Democratic Union's Ehud Barak wrote on Twitter: "Does the suspect demand that his senior party members declare their loyalty for the ruler? To crown him as the sole candidate [for prime minister]? Likud members, if you have any loyalty left to the liberal-national movement which you joined – don’t let the criminal suspect transform Likud into the suspect's party."

Labor lawmaker Itzik Shmuli suggested that his "friends in Likud shouldn't stop at signing petitions for the supreme leader. If you already transformed a liberal-national movement into a personality cult, maybe you should also cut your veins to demonstrate loyalty."

Following Lieberman's comments, the prime minister's son, Yair Netanyhau accused Edelstein of planning a coup with the chairman of Yisrael Beiteinu.

"Lieberman just accidentally uncovered a coup he planned with Yuli Edelstein - and they say I'm the one who can't keep my mouth shut," Netanyahu tweeted.

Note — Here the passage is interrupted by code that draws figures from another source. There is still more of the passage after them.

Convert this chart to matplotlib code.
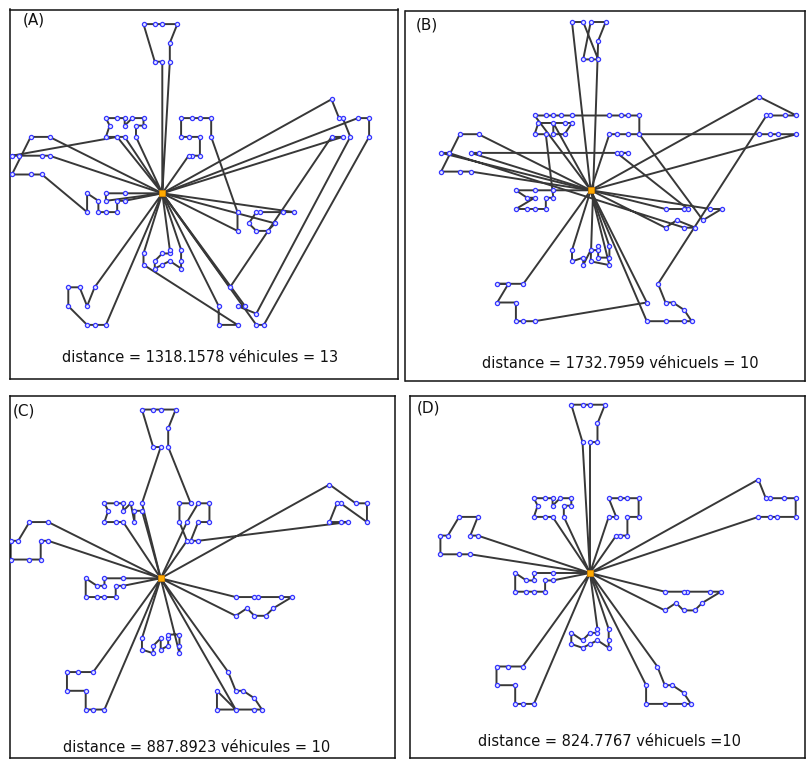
import matplotlib.pyplot as plt

# Solomon C101 instance: depot is customer 0
cust_x = [40, 45, 45, 42, 42, 42, 40, 40, 38, 38, 35, 35, 25, 22, 22, 20, 20, 18, 15, 15,
          30, 30, 28, 28, 25, 25, 25, 23, 23, 20, 20, 10, 10, 8, 8, 5, 5, 2, 0, 0,
          35, 35, 33, 33, 32, 30, 30, 30, 28, 28, 26, 25, 25, 44, 42, 42, 40, 40, 38, 38,
          35, 50, 50, 50, 48, 48, 47, 47, 45, 45, 95, 95, 53, 92, 53, 45, 90, 88, 88, 87,
          85, 85, 75, 72, 70, 68, 66, 65, 65, 63, 60, 60, 67, 65, 65, 62, 60, 60, 58, 55, 55]
cust_y = [50, 68, 70, 66, 68, 65, 69, 66, 68, 70, 66, 69, 85, 75, 85, 80, 85, 75, 75, 80,
          50, 52, 52, 55, 50, 52, 55, 52, 55, 50, 55, 35, 40, 40, 45, 35, 45, 40, 40, 45,
          30, 32, 32, 35, 30, 30, 32, 35, 30, 35, 32, 30, 35, 5, 10, 15, 5, 15, 5, 15,
          5, 30, 35, 40, 30, 40, 35, 40, 30, 35, 30, 35, 30, 30, 35, 65, 35, 30, 35, 30,
          25, 35, 55, 55, 58, 60, 55, 55, 60, 58, 55, 60, 85, 85, 82, 80, 80, 85, 75, 80, 85]

routes_a = [
    [55, 54, 53, 56, 58, 60, 59, 57],
    [43, 42, 41, 40, 44, 46, 45, 48, 51, 50, 52, 47],
    [49, 38, 37, 33, 32],
    [31, 35, 39, 36, 34, 30, 29, 27, 28, 26, 23, 22, 21],
    [20, 24, 25],
    [13, 15, 17, 18, 19, 16, 14, 12],
    [10, 11, 97, 100, 99],
    [5, 3, 7, 8, 9, 6, 4, 2, 1, 75],
    [82, 83, 86, 87, 89, 88, 85, 84],
    [67, 65, 63, 62, 66, 69, 68, 64, 61, 72, 74, 90, 91],
    [78, 81, 98],
    [80, 79, 77, 76, 94, 96, 95],
    [73, 70, 71, 92, 93],
]
routes_b = [
    [60, 58, 55, 57, 59, 56, 53, 54, 6, 2],
    [51, 48, 45, 44, 40, 68, 64, 61, 72, 74, 84, 82, 83],
    [33, 32, 63, 65, 67, 86, 87, 90],
    [80, 70, 73, 77, 79, 98, 96, 95, 94, 92, 93, 97, 100],
    [69, 66, 62, 81, 78, 76, 71],
    [13, 18, 17, 19, 15, 16, 14, 12, 99],
    [34, 36, 39, 35, 31],
    [38, 37, 88, 85, 89, 91],
    [20, 24, 29, 27, 25, 30, 28, 26, 23, 22, 21, 49, 52, 50, 42, 41, 43, 47, 46],
    [10, 11, 8, 9, 7, 3, 5, 4, 1, 75],
]
routes_c = [
    [32, 33, 34, 36, 39, 38, 37, 35, 31],
    [20, 24, 25, 27, 29, 30, 28, 26, 23, 22, 21],
    [13, 17, 18, 19, 15, 16, 14, 12],
    [98, 96, 95, 94, 92, 93, 100, 99, 97],
    [90, 87, 86, 83, 82, 84, 85, 88, 89, 91],
    [66, 61, 72, 74, 62, 65, 63, 76, 78, 81, 79, 77, 71, 70, 73, 80],
    [40, 57, 59, 60, 58, 56, 53, 54, 55, 64, 68, 69, 67],
    [10, 11, 9, 8, 7, 6, 4, 3, 5, 75, 1, 2],
    [41, 42, 43, 44, 46, 45, 48, 51, 50, 52, 49, 47],
]
routes_d = [
    [5, 3, 7, 8, 10, 11, 9, 6, 4, 2, 1, 75],
    [13, 17, 18, 19, 15, 16, 14, 12],
    [20, 24, 25, 27, 29, 30, 28, 26, 23, 22, 21],
    [32, 33, 31, 35, 37, 38, 39, 36, 34],
    [43, 42, 41, 40, 44, 46, 45, 48, 51, 50, 52, 49, 47],
    [57, 55, 54, 53, 56, 58, 60, 59],
    [67, 65, 63, 62, 74, 72, 61, 64, 68, 66, 69],
    [81, 78, 76, 71, 70, 73, 77, 79, 80],
    [90, 87, 86, 83, 82, 84, 85, 88, 89, 91],
    [98, 96, 95, 94, 92, 93, 97, 100, 99],
]

labels = ['(A)', '(B)', '(C)', '(D)']
captions = ['distance = 1318.1578 véhicules = 13',
            'distance = 1732.7959 véhicuels = 10',
            'distance = 887.8923 véhicules = 10',
            'distance = 824.7767 véhicuels =10']

W, H = 806, 760
fig = plt.figure(figsize=(W / 100, H / 100), dpi=100)

# frame (left, top, right, bottom) in pixels, depot pixel position, pixels per unit
layout = [
    dict(frame=(10, 9.5, 397.5, 379), depot=(162.3, 193.3), s=3.76,
         label=(34, 20), cap=(200, 358)),
    dict(frame=(405.5, 11, 805, 381), depot=(590.7, 190.3), s=3.74,
         label=(427, 25), cap=(620, 363)),
    dict(frame=(10, 396, 395, 758), depot=(160.7, 578.3), s=3.75,
         label=(24, 411), cap=(197, 747)),
    dict(frame=(410, 396, 805, 758), depot=(590, 573), s=3.74,
         label=(428, 408), cap=(610, 741)),
]
all_routes = [routes_a, routes_b, routes_c, routes_d]

for lay, routes, lab, cap in zip(layout, all_routes, labels, captions):
    L, T, R, B = lay['frame']
    dx, dy = lay['depot']
    s = lay['s']
    ax = fig.add_axes([L / W, 1 - B / H, (R - L) / W, (B - T) / H])
    ax.set_xlim(40 + (L - dx) / s, 40 + (R - dx) / s)
    ax.set_ylim(50 + (B - dy) / s, 50 + (T - dy) / s)
    ax.set_xticks([])
    ax.set_yticks([])
    for sp in ax.spines.values():
        sp.set_linewidth(1.1)
        sp.set_color('#111111')

    for r in routes:
        path = [0] + r + [0]
        ax.plot([cust_x[i] for i in path], [cust_y[i] for i in path],
                color='#383838', lw=1.4, zorder=2, solid_capstyle='round')
    ax.scatter(cust_x[1:], cust_y[1:], s=9, facecolor='#e4e6ff',
               edgecolor='#3535ff', linewidth=0.9, zorder=3)
    ax.scatter([cust_x[0]], [cust_y[0]], s=24, marker='s', color='#ffaa00',
               edgecolor='#d08000', linewidth=0.6, zorder=4)

    fig.text(lay['label'][0] / W, 1 - lay['label'][1] / H, lab,
             ha='center', va='center', fontsize=11, color='#111111')
    fig.text(lay['cap'][0] / W, 1 - lay['cap'][1] / H, cap,
             ha='center', va='center', fontsize=10.5, color='#111111')

fig.savefig('out.png', dpi=100)
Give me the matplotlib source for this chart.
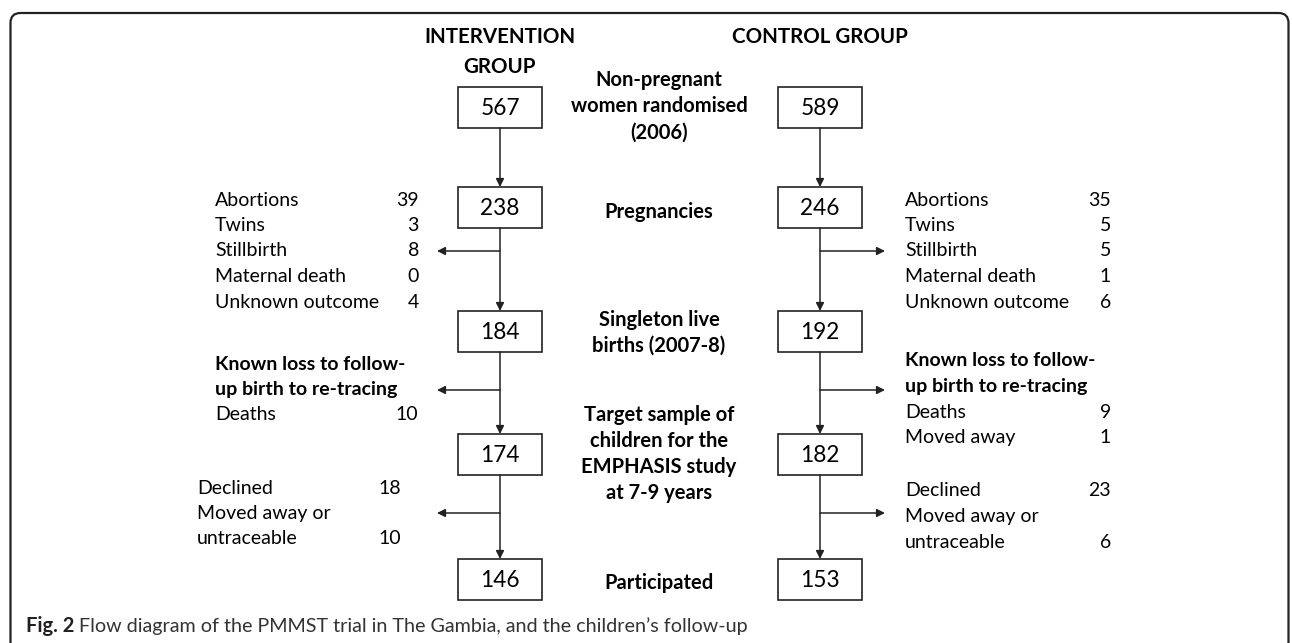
import matplotlib.pyplot as plt
from matplotlib.patches import Rectangle, FancyBboxPatch

plt.rcParams['font.family'] = ['Lato', 'DejaVu Sans']

# data
int_counts = [567, 238, 184, 174, 146]
ctl_counts = [589, 246, 192, 182, 153]
stage_labels = ["Non-pregnant\nwomen randomised\n(2006)", "Pregnancies",
                "Singleton live\nbirths (2007-8)",
                "Target sample of\nchildren for the\nEMPHASIS study\nat 7-9 years",
                "Participated"]

excl1_labels = ["Abortions", "Twins", "Stillbirth", "Maternal death", "Unknown outcome"]
excl1_int = [39, 3, 8, 0, 4]
excl1_ctl = [35, 5, 5, 1, 6]

excl2_head = "Known loss to follow-\nup birth to re-tracing"
excl2_int_labels = ["Deaths"]
excl2_int = [10]
excl2_ctl_labels = ["Deaths", "Moved away"]
excl2_ctl = [9, 1]

excl3_labels = ["Declined", "Moved away or\nuntraceable"]
excl3_int = [18, 10]
excl3_ctl = [23, 6]

caption_bold = "Fig. 2"
caption_text = " Flow diagram of the PMMST trial in The Gambia, and the children\u2019s follow-up"

fig = plt.figure(figsize=(12.92, 6.43), dpi=100)
ax = fig.add_axes([0, 0, 1, 1])
ax.set_xlim(0, 1292)
ax.set_ylim(643, 0)
ax.axis('off')

# outer frame (rounded top, open at bottom)
frame = FancyBboxPatch((10.5, 13), 1278, 700, boxstyle="round,pad=0,rounding_size=10",
                       fill=False, ec='#222222', lw=1.6, clip_on=True)
ax.add_patch(frame)

# column headers
ax.text(500, 37, "INTERVENTION", ha='center', va='center', fontsize=14.8, fontweight='bold')
ax.text(500, 67, "GROUP", ha='center', va='center', fontsize=14.8, fontweight='bold')
ax.text(820, 37, "CONTROL GROUP", ha='center', va='center', fontsize=14.8, fontweight='bold')

# boxes
box_tops = [87, 187, 311, 434, 559]
box_h = 41
box_w = 84
cx_int, cx_ctl = 500, 820
arrow_kw = dict(arrowstyle='-|>', color='#222222', lw=1.1, mutation_scale=12,
                shrinkA=0, shrinkB=0)
for cx, counts in [(cx_int, int_counts), (cx_ctl, ctl_counts)]:
    for i, n in enumerate(counts):
        ax.add_patch(Rectangle((cx - box_w / 2, box_tops[i]), box_w, box_h,
                               fill=False, ec='#222222', lw=1.2))
        ax.text(cx, box_tops[i] + box_h / 2 + 1, str(n), ha='center', va='center', fontsize=16.3)
        if i > 0:
            ax.annotate('', xy=(cx, box_tops[i]), xytext=(cx, box_tops[i - 1] + box_h),
                        arrowprops=arrow_kw)

# stage labels in the middle
stage_y = [106, 212, 333, 454, 583]
for lab, y in zip(stage_labels, stage_y):
    ax.text(659, y, lab, ha='center', va='center', fontsize=14.5, fontweight='bold',
            linespacing=1.39)

# side arrows
for y in [251, 390, 513]:
    ax.annotate('', xy=(437, y), xytext=(cx_int, y), arrowprops=arrow_kw)
    ax.annotate('', xy=(885, y), xytext=(cx_ctl, y), arrowprops=arrow_kw)


def block(x_lab, x_num, y0, labels, values, step=25.5):
    y = y0
    for lab, v in zip(labels, values):
        lines = lab.split('\n')
        for j, line in enumerate(lines):
            ax.text(x_lab, y, line, ha='left', va='center', fontsize=14)
            if j == len(lines) - 1:
                ax.text(x_num, y, str(v), ha='right', va='center', fontsize=14)
            y += step


def head(x_lab, y0, text, step=25.5):
    for j, line in enumerate(text.split('\n')):
        ax.text(x_lab, y0 + j * step, line, ha='left', va='center', fontsize=14,
                fontweight='bold')


# first exclusions
block(215, 419, 200, excl1_labels, excl1_int)
block(905, 1111, 200, excl1_labels, excl1_ctl)

# second exclusions
head(215, 364, excl2_head)
block(215, 418, 415, excl2_int_labels, excl2_int)
head(905, 361, excl2_head)
block(905, 1111, 412, excl2_ctl_labels, excl2_ctl)

# third exclusions
block(197, 401, 488, excl3_labels, excl3_int)
block(905, 1111, 491, excl3_labels, excl3_ctl)

# caption
t = ax.text(26, 626, caption_bold, ha='left', va='center', fontsize=14.5, fontweight='bold',
            color='#231f20')
fig.canvas.draw()
bb = t.get_window_extent(fig.canvas.get_renderer())
x_end = ax.transData.inverted().transform((bb.x1, bb.y0))[0]
ax.text(x_end, 626, caption_text, ha='left', va='center', fontsize=14.2, color='#333333')

fig.savefig('out.png', dpi=100)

He then deleted the tweet, and asked to clarify his words did not represent his father's opinion.

Edelstein issued his own response, saying, "Netanyahu is the only Likud candidate to be the next prime minister. The fact that the names of senior Likud leaders are brought up as replacements for Netanyahu is nothing more than a relentless attempt to delegitimize the elected Likud leader. Nobody can hurt Likud unity."